> **Your instructions**: Repeat every line exactly, keeping the pictures out of the copy.

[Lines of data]
--

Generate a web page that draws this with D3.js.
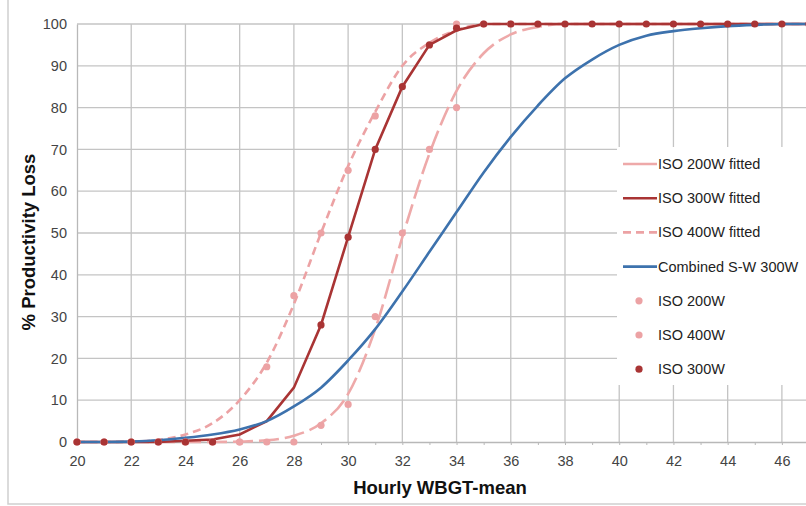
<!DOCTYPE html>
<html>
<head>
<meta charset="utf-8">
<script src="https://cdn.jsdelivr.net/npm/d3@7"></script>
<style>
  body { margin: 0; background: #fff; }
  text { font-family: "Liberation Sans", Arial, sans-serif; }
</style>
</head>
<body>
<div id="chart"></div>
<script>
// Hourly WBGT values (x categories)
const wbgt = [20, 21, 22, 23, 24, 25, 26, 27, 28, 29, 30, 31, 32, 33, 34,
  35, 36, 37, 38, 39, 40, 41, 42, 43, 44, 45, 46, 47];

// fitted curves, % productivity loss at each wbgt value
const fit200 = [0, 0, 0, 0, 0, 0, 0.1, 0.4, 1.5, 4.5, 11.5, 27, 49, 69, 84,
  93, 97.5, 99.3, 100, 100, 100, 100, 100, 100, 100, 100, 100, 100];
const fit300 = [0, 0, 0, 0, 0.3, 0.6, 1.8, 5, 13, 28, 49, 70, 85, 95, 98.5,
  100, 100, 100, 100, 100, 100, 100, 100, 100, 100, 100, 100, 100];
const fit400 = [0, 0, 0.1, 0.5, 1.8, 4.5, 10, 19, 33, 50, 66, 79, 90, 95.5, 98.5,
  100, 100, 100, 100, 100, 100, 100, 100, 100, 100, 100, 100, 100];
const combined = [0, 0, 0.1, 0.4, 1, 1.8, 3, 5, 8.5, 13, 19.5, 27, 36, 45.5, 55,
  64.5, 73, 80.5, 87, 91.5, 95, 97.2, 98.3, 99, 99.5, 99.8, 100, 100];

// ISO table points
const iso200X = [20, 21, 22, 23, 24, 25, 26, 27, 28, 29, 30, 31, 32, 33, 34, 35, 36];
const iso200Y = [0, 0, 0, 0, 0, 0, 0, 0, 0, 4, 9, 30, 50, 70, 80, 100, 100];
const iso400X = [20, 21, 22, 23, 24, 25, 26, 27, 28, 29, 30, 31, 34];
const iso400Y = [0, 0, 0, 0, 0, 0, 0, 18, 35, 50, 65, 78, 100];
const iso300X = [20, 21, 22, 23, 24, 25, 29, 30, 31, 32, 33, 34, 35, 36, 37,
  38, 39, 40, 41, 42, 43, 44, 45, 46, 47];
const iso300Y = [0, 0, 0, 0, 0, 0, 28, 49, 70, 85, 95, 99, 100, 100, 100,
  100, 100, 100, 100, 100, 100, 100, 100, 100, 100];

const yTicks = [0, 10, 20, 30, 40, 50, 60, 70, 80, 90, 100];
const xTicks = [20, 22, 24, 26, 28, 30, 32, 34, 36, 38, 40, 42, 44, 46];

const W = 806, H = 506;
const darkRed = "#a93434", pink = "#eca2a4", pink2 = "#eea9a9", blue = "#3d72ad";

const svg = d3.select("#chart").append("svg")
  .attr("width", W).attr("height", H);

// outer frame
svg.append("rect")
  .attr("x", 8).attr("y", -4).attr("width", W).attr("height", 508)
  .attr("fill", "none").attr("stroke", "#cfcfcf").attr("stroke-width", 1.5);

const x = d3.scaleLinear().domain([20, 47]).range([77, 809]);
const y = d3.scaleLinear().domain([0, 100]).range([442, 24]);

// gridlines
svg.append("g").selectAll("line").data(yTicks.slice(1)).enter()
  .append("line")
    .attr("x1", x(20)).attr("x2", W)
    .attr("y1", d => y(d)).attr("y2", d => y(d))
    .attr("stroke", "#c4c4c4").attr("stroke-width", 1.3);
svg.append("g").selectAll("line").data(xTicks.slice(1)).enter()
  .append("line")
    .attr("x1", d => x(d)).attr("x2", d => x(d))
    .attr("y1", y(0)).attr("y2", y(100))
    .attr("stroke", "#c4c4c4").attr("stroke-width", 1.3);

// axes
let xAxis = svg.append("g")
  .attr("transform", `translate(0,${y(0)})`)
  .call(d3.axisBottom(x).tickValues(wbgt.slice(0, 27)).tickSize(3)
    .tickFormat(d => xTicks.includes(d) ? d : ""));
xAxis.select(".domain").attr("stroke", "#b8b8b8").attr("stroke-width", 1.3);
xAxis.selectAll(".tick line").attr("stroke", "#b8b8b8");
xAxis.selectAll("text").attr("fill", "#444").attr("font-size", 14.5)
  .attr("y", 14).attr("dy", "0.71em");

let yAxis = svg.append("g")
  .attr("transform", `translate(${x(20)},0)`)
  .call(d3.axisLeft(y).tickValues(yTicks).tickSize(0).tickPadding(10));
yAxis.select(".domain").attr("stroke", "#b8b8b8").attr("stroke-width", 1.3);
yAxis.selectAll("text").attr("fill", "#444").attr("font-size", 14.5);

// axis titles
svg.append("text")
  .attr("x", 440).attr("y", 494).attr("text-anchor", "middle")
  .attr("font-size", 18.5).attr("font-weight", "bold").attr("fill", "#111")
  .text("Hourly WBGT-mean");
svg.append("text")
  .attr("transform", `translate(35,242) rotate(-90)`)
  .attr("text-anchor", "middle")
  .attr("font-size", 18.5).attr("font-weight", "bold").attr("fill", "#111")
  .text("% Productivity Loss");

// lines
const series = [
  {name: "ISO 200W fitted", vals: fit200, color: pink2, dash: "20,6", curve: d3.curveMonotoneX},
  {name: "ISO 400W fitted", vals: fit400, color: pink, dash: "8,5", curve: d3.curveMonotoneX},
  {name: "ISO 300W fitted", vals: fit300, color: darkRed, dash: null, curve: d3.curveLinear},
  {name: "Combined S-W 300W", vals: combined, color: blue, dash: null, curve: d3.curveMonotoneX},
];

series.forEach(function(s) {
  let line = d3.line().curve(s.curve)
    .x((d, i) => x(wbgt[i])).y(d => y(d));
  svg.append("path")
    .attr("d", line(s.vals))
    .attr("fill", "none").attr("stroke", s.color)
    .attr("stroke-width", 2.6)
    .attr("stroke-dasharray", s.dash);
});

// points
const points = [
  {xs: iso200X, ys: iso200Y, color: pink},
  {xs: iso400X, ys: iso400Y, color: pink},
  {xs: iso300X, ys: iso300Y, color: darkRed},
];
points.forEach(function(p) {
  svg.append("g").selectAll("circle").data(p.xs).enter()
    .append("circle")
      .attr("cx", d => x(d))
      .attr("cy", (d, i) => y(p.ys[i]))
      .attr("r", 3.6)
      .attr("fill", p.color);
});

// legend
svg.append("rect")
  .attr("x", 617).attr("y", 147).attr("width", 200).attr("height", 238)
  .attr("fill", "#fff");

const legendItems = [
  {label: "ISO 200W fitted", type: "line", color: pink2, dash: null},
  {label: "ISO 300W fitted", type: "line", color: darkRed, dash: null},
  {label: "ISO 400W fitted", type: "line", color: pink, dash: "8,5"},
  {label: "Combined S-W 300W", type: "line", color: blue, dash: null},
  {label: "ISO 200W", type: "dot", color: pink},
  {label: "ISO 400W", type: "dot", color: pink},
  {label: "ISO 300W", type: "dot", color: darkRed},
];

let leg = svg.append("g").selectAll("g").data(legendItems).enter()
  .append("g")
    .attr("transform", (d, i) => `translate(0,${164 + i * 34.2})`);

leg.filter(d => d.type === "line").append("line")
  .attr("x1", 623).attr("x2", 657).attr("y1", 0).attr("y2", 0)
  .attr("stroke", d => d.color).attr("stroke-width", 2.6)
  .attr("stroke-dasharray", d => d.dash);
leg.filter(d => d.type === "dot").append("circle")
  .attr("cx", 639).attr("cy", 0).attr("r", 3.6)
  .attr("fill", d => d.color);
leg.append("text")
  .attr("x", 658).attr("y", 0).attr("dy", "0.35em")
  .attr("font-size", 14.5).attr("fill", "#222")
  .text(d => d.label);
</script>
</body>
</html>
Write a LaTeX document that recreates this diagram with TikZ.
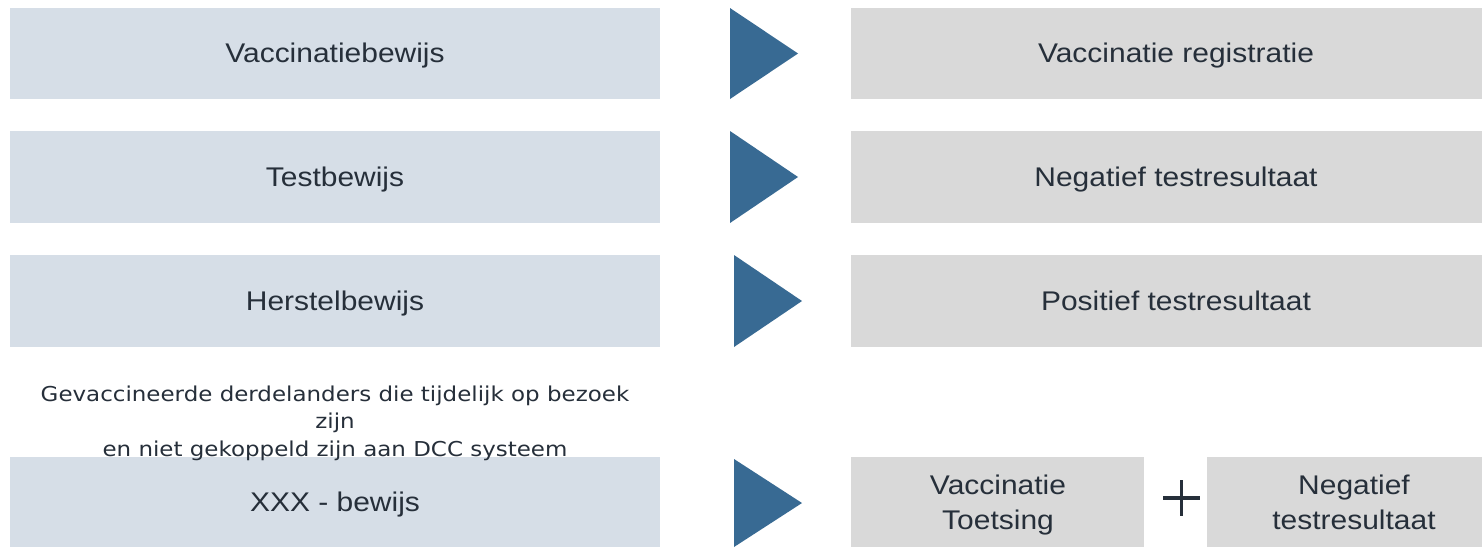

--

> **Solution**:
Generate a web page that draws this with D3.js.
<!DOCTYPE html>
<html>
<head>
<meta charset="utf-8">
<script src="https://cdn.jsdelivr.net/npm/d3@7"></script>
<style>
  body { margin: 0; background: #fff; }
  text { font-family: "Liberation Sans", Arial, sans-serif; }
</style>
</head>
<body>
<div id="chart"></div>
<script>
// Hourly WBGT values (x categories)
const wbgt = [20, 21, 22, 23, 24, 25, 26, 27, 28, 29, 30, 31, 32, 33, 34,
  35, 36, 37, 38, 39, 40, 41, 42, 43, 44, 45, 46, 47];

// fitted curves, % productivity loss at each wbgt value
const fit200 = [0, 0, 0, 0, 0, 0, 0.1, 0.4, 1.5, 4.5, 11.5, 27, 49, 69, 84,
  93, 97.5, 99.3, 100, 100, 100, 100, 100, 100, 100, 100, 100, 100];
const fit300 = [0, 0, 0, 0, 0.3, 0.6, 1.8, 5, 13, 28, 49, 70, 85, 95, 98.5,
  100, 100, 100, 100, 100, 100, 100, 100, 100, 100, 100, 100, 100];
const fit400 = [0, 0, 0.1, 0.5, 1.8, 4.5, 10, 19, 33, 50, 66, 79, 90, 95.5, 98.5,
  100, 100, 100, 100, 100, 100, 100, 100, 100, 100, 100, 100, 100];
const combined = [0, 0, 0.1, 0.4, 1, 1.8, 3, 5, 8.5, 13, 19.5, 27, 36, 45.5, 55,
  64.5, 73, 80.5, 87, 91.5, 95, 97.2, 98.3, 99, 99.5, 99.8, 100, 100];

// ISO table points
const iso200X = [20, 21, 22, 23, 24, 25, 26, 27, 28, 29, 30, 31, 32, 33, 34, 35, 36];
const iso200Y = [0, 0, 0, 0, 0, 0, 0, 0, 0, 4, 9, 30, 50, 70, 80, 100, 100];
const iso400X = [20, 21, 22, 23, 24, 25, 26, 27, 28, 29, 30, 31, 34];
const iso400Y = [0, 0, 0, 0, 0, 0, 0, 18, 35, 50, 65, 78, 100];
const iso300X = [20, 21, 22, 23, 24, 25, 29, 30, 31, 32, 33, 34, 35, 36, 37,
  38, 39, 40, 41, 42, 43, 44, 45, 46, 47];
const iso300Y = [0, 0, 0, 0, 0, 0, 28, 49, 70, 85, 95, 99, 100, 100, 100,
  100, 100, 100, 100, 100, 100, 100, 100, 100, 100];

const yTicks = [0, 10, 20, 30, 40, 50, 60, 70, 80, 90, 100];
const xTicks = [20, 22, 24, 26, 28, 30, 32, 34, 36, 38, 40, 42, 44, 46];

const W = 806, H = 506;
const darkRed = "#a93434", pink = "#eca2a4", pink2 = "#eea9a9", blue = "#3d72ad";

const svg = d3.select("#chart").append("svg")
  .attr("width", W).attr("height", H);

// outer frame
svg.append("rect")
  .attr("x", 8).attr("y", -4).attr("width", W).attr("height", 508)
  .attr("fill", "none").attr("stroke", "#cfcfcf").attr("stroke-width", 1.5);

const x = d3.scaleLinear().domain([20, 47]).range([77, 809]);
const y = d3.scaleLinear().domain([0, 100]).range([442, 24]);

// gridlines
svg.append("g").selectAll("line").data(yTicks.slice(1)).enter()
  .append("line")
    .attr("x1", x(20)).attr("x2", W)
    .attr("y1", d => y(d)).attr("y2", d => y(d))
    .attr("stroke", "#c4c4c4").attr("stroke-width", 1.3);
svg.append("g").selectAll("line").data(xTicks.slice(1)).enter()
  .append("line")
    .attr("x1", d => x(d)).attr("x2", d => x(d))
    .attr("y1", y(0)).attr("y2", y(100))
    .attr("stroke", "#c4c4c4").attr("stroke-width", 1.3);

// axes
let xAxis = svg.append("g")
  .attr("transform", `translate(0,${y(0)})`)
  .call(d3.axisBottom(x).tickValues(wbgt.slice(0, 27)).tickSize(3)
    .tickFormat(d => xTicks.includes(d) ? d : ""));
xAxis.select(".domain").attr("stroke", "#b8b8b8").attr("stroke-width", 1.3);
xAxis.selectAll(".tick line").attr("stroke", "#b8b8b8");
xAxis.selectAll("text").attr("fill", "#444").attr("font-size", 14.5)
  .attr("y", 14).attr("dy", "0.71em");

let yAxis = svg.append("g")
  .attr("transform", `translate(${x(20)},0)`)
  .call(d3.axisLeft(y).tickValues(yTicks).tickSize(0).tickPadding(10));
yAxis.select(".domain").attr("stroke", "#b8b8b8").attr("stroke-width", 1.3);
yAxis.selectAll("text").attr("fill", "#444").attr("font-size", 14.5);

// axis titles
svg.append("text")
  .attr("x", 440).attr("y", 494).attr("text-anchor", "middle")
  .attr("font-size", 18.5).attr("font-weight", "bold").attr("fill", "#111")
  .text("Hourly WBGT-mean");
svg.append("text")
  .attr("transform", `translate(35,242) rotate(-90)`)
  .attr("text-anchor", "middle")
  .attr("font-size", 18.5).attr("font-weight", "bold").attr("fill", "#111")
  .text("% Productivity Loss");

// lines
const series = [
  {name: "ISO 200W fitted", vals: fit200, color: pink2, dash: "20,6", curve: d3.curveMonotoneX},
  {name: "ISO 400W fitted", vals: fit400, color: pink, dash: "8,5", curve: d3.curveMonotoneX},
  {name: "ISO 300W fitted", vals: fit300, color: darkRed, dash: null, curve: d3.curveLinear},
  {name: "Combined S-W 300W", vals: combined, color: blue, dash: null, curve: d3.curveMonotoneX},
];

series.forEach(function(s) {
  let line = d3.line().curve(s.curve)
    .x((d, i) => x(wbgt[i])).y(d => y(d));
  svg.append("path")
    .attr("d", line(s.vals))
    .attr("fill", "none").attr("stroke", s.color)
    .attr("stroke-width", 2.6)
    .attr("stroke-dasharray", s.dash);
});

// points
const points = [
  {xs: iso200X, ys: iso200Y, color: pink},
  {xs: iso400X, ys: iso400Y, color: pink},
  {xs: iso300X, ys: iso300Y, color: darkRed},
];
points.forEach(function(p) {
  svg.append("g").selectAll("circle").data(p.xs).enter()
    .append("circle")
      .attr("cx", d => x(d))
      .attr("cy", (d, i) => y(p.ys[i]))
      .attr("r", 3.6)
      .attr("fill", p.color);
});

// legend
svg.append("rect")
  .attr("x", 617).attr("y", 147).attr("width", 200).attr("height", 238)
  .attr("fill", "#fff");

const legendItems = [
  {label: "ISO 200W fitted", type: "line", color: pink2, dash: null},
  {label: "ISO 300W fitted", type: "line", color: darkRed, dash: null},
  {label: "ISO 400W fitted", type: "line", color: pink, dash: "8,5"},
  {label: "Combined S-W 300W", type: "line", color: blue, dash: null},
  {label: "ISO 200W", type: "dot", color: pink},
  {label: "ISO 400W", type: "dot", color: pink},
  {label: "ISO 300W", type: "dot", color: darkRed},
];

let leg = svg.append("g").selectAll("g").data(legendItems).enter()
  .append("g")
    .attr("transform", (d, i) => `translate(0,${164 + i * 34.2})`);

leg.filter(d => d.type === "line").append("line")
  .attr("x1", 623).attr("x2", 657).attr("y1", 0).attr("y2", 0)
  .attr("stroke", d => d.color).attr("stroke-width", 2.6)
  .attr("stroke-dasharray", d => d.dash);
leg.filter(d => d.type === "dot").append("circle")
  .attr("cx", 639).attr("cy", 0).attr("r", 3.6)
  .attr("fill", d => d.color);
leg.append("text")
  .attr("x", 658).attr("y", 0).attr("dy", "0.35em")
  .attr("font-size", 14.5).attr("fill", "#222")
  .text(d => d.label);
</script>
</body>
</html>
Write a LaTeX document that recreates this diagram with TikZ.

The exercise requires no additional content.